Complete step by step answer:
We know that inverse tangent function $\arctan \left(x\right)$ or ${\tan }^{-1}x$ has the domain as the real number set and the range as the interval$({\displaystyle \frac{-\pi }{2}},{\displaystyle \frac{\pi }{2}})$. $$$$
We are given the following inverse tangent function in the question.
$$\begin{array}{rl}& \arctan \left(x\right)+\arctan \left({\displaystyle \frac{1}{x}}\right)={\displaystyle \frac{\pi }{2}}\\ & \Rightarrow {\tan }^{-1}\left(x\right)+{\tan }^{-1}\left({\displaystyle \frac{1}{x}}\right)={\displaystyle \frac{\pi }{2}}\end{array}$$
We see clearly that $x\ne 0$since ${\displaystyle \frac{1}{x}}$ is well defined in the above equation.

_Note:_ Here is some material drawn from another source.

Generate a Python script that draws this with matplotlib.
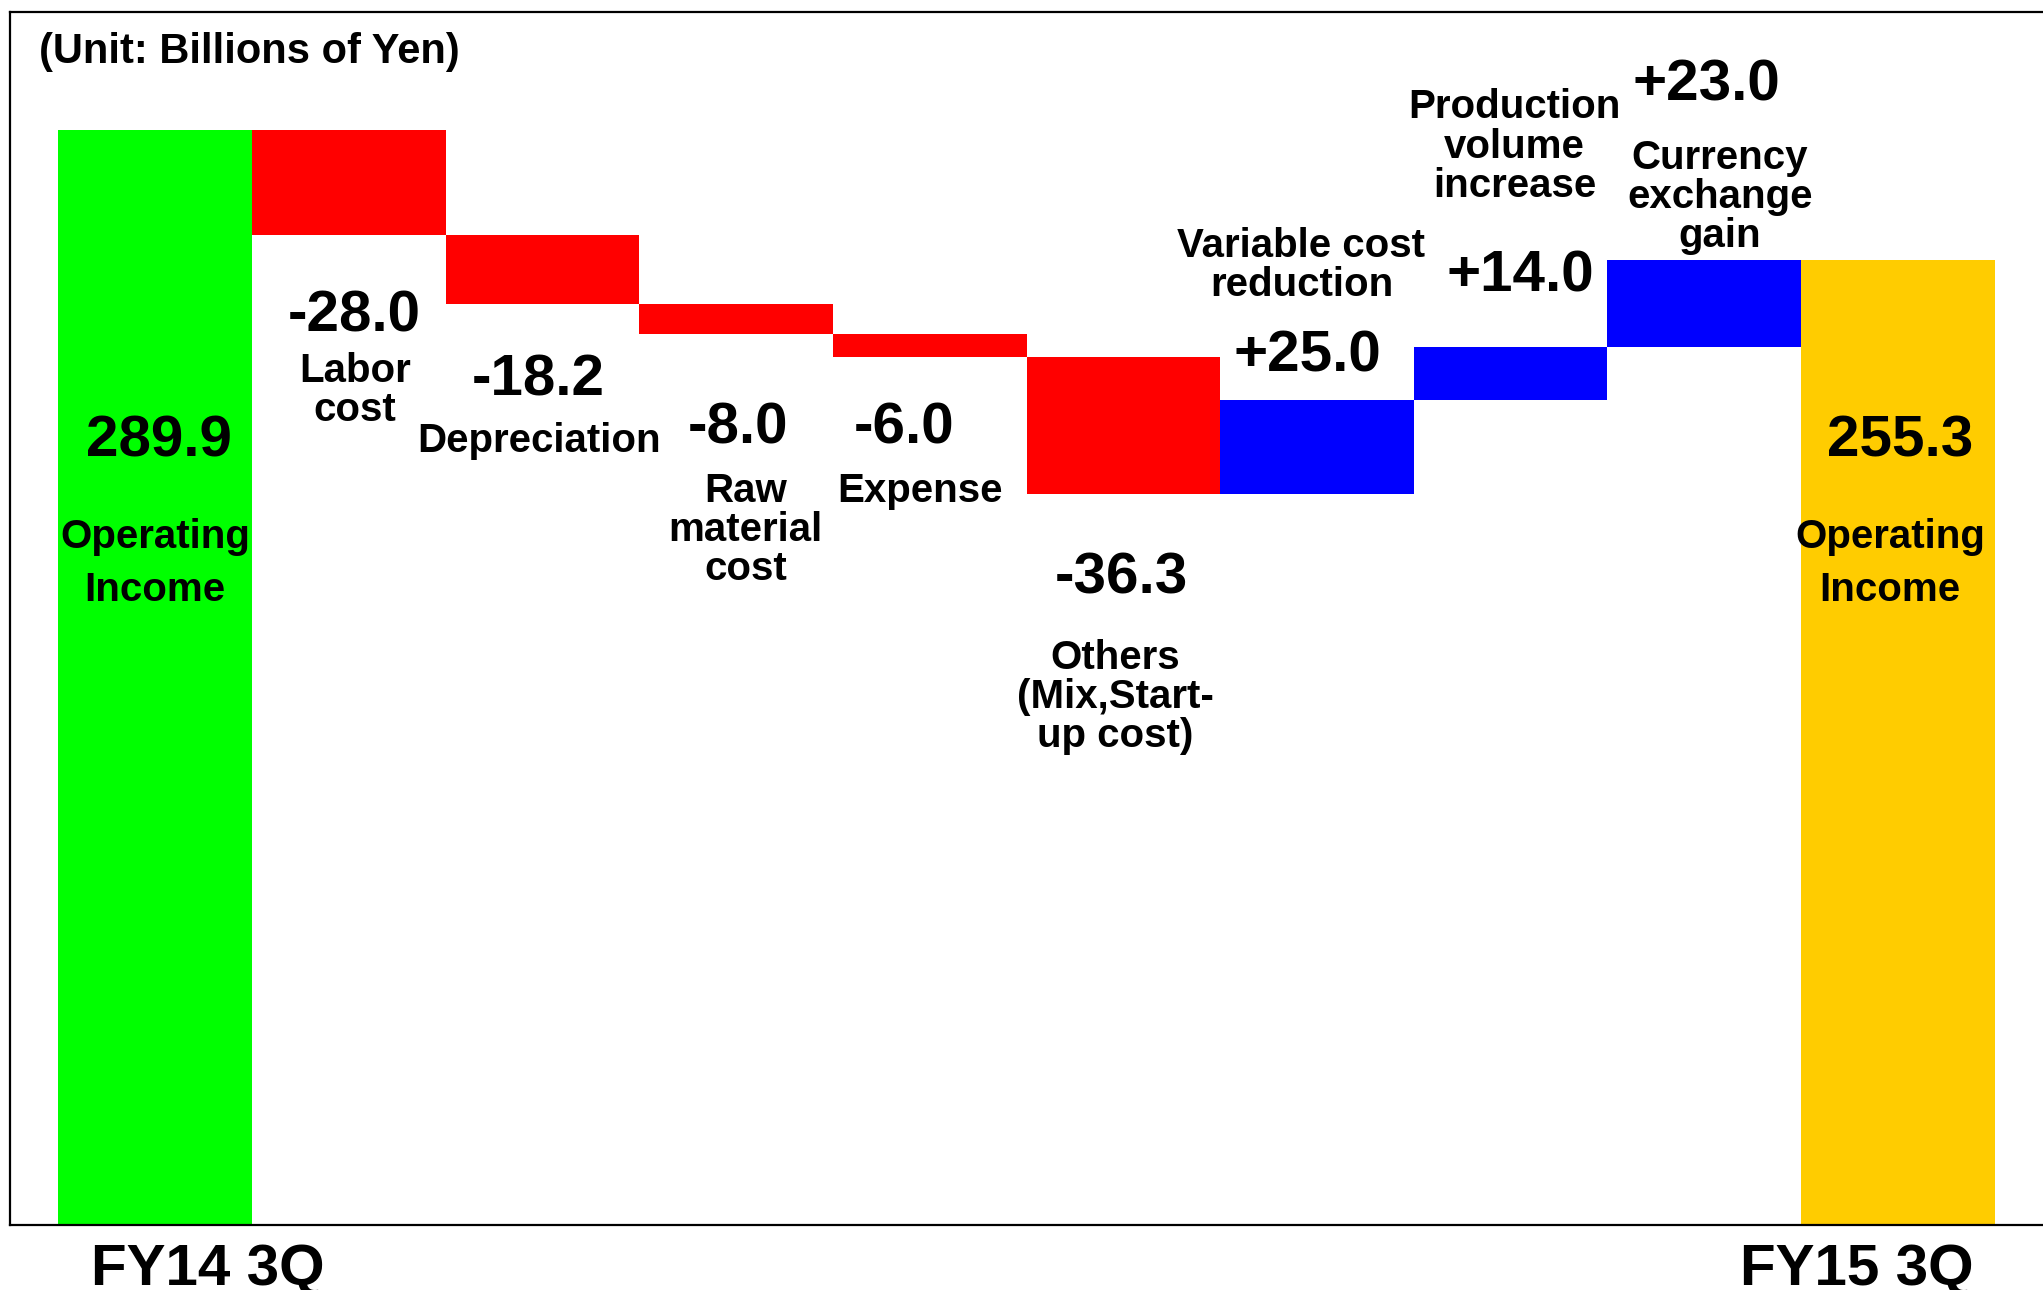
import numpy as np
import matplotlib.pyplot as plt

plt.rcParams['font.family'] = ['Liberation Sans', 'DejaVu Sans']
plt.rcParams['font.weight'] = 'bold'

# operating income bridge, billions of yen
start_value = 289.9
end_value = 255.3
change_names = ["Labor\ncost", "Depreciation", "Raw\nmaterial\ncost", "Expense",
                "Others\n(Mix,Start-\nup cost)", "Variable cost\nreduction",
                "Production\nvolume\nincrease", "Currency\nexchange\ngain"]
change_values = [-28.0, -18.2, -8.0, -6.0, -36.3, 25.0, 14.0, 23.0]
period_labels = ["FY14 3Q", "FY15 3Q"]

# running level before each step
levels = start_value + np.concatenate([[0], np.cumsum(change_values)[:-1]])
bottoms = [0] + [lv + min(v, 0) for lv, v in zip(levels, change_values)] + [0]
heights = [start_value] + [abs(v) for v in change_values] + [end_value]
colors = ['#00FF00'] + ['#FF0000' if v < 0 else '#0000FF' for v in change_values] + ['#FFCC00']

fig = plt.figure(figsize=(20.43, 12.90), dpi=100)
ax = fig.add_axes([0.0049, 0.0504, 0.9951, 0.9403])
x = np.arange(len(heights))
ax.bar(x, heights, bottom=bottoms, width=1.0, color=colors, linewidth=0, zorder=1)

ax.set_xlim(-0.75, 9.75)
ax.set_ylim(0, 321)
ax.set_xticks([])
ax.set_yticks([])
ax.spines['right'].set_visible(False)
for side in ['top', 'left', 'bottom']:
    ax.spines[side].set_linewidth(1.6)

num_size = 42
lab_size = 29

def num(xp, yp, s):
    ax.text(xp, yp, s, ha='center', va='center', fontsize=num_size, fontweight='bold')

def lab(xp, yp, s, ls=1.035):
    ax.text(xp, yp, s, ha='center', va='center', fontsize=lab_size,
            fontweight='bold', linespacing=ls)

# totals
num(0.02, 207.4, f"{start_value:.1f}")
lab(0.0, 175.0, "Operating\nIncome", ls=1.52)
num(9.01, 207.4, f"{end_value:.1f}")
lab(8.96, 175.0, "Operating\nIncome", ls=1.52)

# step labels
num_pos = [(1.03, 240.5), (1.98, 223.6), (3.01, 210.8), (3.87, 210.8),
           (4.99, 171.2), (5.95, 229.8), (7.05, 250.9), (8.01, 301.6)]
lab_pos = [(1.03, 220.9), (1.98, 207.4), (3.05, 184.0), (3.95, 194.3),
           (4.96, 139.8), (5.92, 254.0), (7.02, 285.4), (8.08, 272.0)]
for v, name, (nx, ny), (lx, ly) in zip(change_values, change_names, num_pos, lab_pos):
    num(nx, ny, f"{v:+.1f}" if v > 0 else f"{v:.1f}")
    lab(lx, ly, name)

fig.text(0.019, 0.960, "(Unit: Billions of Yen)", ha='left', va='center',
         fontsize=30, fontweight='bold')

for xp, s in zip([0.27, 8.79], period_labels):
    ax.text(xp, -0.0375, s, transform=ax.get_xaxis_transform(), ha='center',
            va='center', fontsize=num_size, fontweight='bold', clip_on=False)

fig.savefig("out.png", dpi=100)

We know from reciprocal relation between tangent inverse and cotangent inverse that
$${\cot }^{-1}x=\{\begin{array}{cc}{\tan }^{-1}\left({\displaystyle \frac{1}{x}}\right)& \text{if }x>0\\ \pi +{\tan }^{-1}\left({\displaystyle \frac{1}{x}}\right)& \text{if }x<0\end{array}$$
Let us take the first case for $x>0$ and use the above identity we have
$$\begin{array}{rl}& \Rightarrow {\tan }^{-1}\left(x\right)+{\tan }^{-1}\left({\displaystyle \frac{1}{x}}\right)\\ & \Rightarrow {\tan }^{-1}\left(x\right)+{\cot }^{-1}\left(x\right)\end{array}$$
We know from complementary angle relation that ${\tan }^{-1}\left(x\right)+{\cot }^{-1}\left(x\right)={\displaystyle \frac{\pi }{2}}$. So the given equation $\arctan \left(x\right)+\arctan \left({\displaystyle \frac{1}{x}}\right)={\displaystyle \frac{\pi }{2}}$ has the solution in the set. $(0,\mathrm{\infty })$. If we take second case
$$\begin{array}{rl}& \Rightarrow {\tan }^{-1}\left(x\right)+{\tan }^{-1}\left({\displaystyle \frac{1}{x}}\right)\\ & \Rightarrow {\tan }^{-1}\left(x\right)+{\cot }^{-1}\left(x\right)-\pi \\ & \Rightarrow {\displaystyle \frac{\pi }{2}}-\pi ={\displaystyle \frac{-\pi }{2}}\end{array}$$
So all the values $x\in (-\mathrm{\infty },0)$ do not satisfy the given equation. So the only valid solution we have obtained is $(0,\mathrm{\infty })$.

Additional information:
Alternative method: We know from double angle formula that
$${\tan }^{-1}\left(a\right)+{\tan }^{-1}\left(b\right)={\tan }^{-1}\left({\displaystyle \frac{a+b}{1-ab}}\right)$$
The above identity is true when$ab<1$. We add $\pi$ in the right hand side of the above equation if $ab>1,a>0,b>0$ and add $-\pi$ when $ab>1,a<0,b<0$. So let us proceed from left hand side of given equation and use ten above identify to have;
$$\begin{array}{rl}& \Rightarrow {\tan }^{-1}\left(x\right)+{\tan }^{-1}\left({\displaystyle \frac{1}{x}}\right)\\ & \Rightarrow {\tan }^{-1}\left({\displaystyle \frac{x+{\displaystyle \frac{1}{x}}}{1-x\cdot {\displaystyle \frac{1}{x}}}}\right)\\ & \Rightarrow {\tan }^{-1}\left({\displaystyle \frac{x+{\displaystyle \frac{1}{x}}}{1-1}}\right)\\ & \Rightarrow {\tan }^{-1}\left({\displaystyle \frac{x+{\displaystyle \frac{1}{x}}}{0}}\right)\end{array}$$
We see that above step argument for tangent inverse function is undefined and for $x>0$ the range restricts to $(-{\displaystyle \frac{\pi }{2}},{\displaystyle \frac{\pi }{2}})$ and we have
$${\tan }^{-1}\left({\displaystyle \frac{x+{\displaystyle \frac{1}{x}}}{0}}\right)={\displaystyle \frac{\pi }{2}}$$
 Hence the solution set is $(0,\mathrm{\infty })$.$$$$

Note:
We should remember other reciprocal of the argument relation in tan and cot inverse function like ${\tan }^{-1}\left({\displaystyle \frac{1}{x}}\right)={\displaystyle \frac{\pi }{2}}-{\tan }^{-1}\left(x\right)$ if $x>0$ and ${\tan }^{-1}\left({\displaystyle \frac{1}{x}}\right)=-{\displaystyle \frac{\pi }{2}}-{\tan }^{-1}\left(x\right)$ if $x<0$ for future problems. We note that just like an inverse ${\cot }^{-1}x$ has the domain the real number but its range is $(0,\pi )$.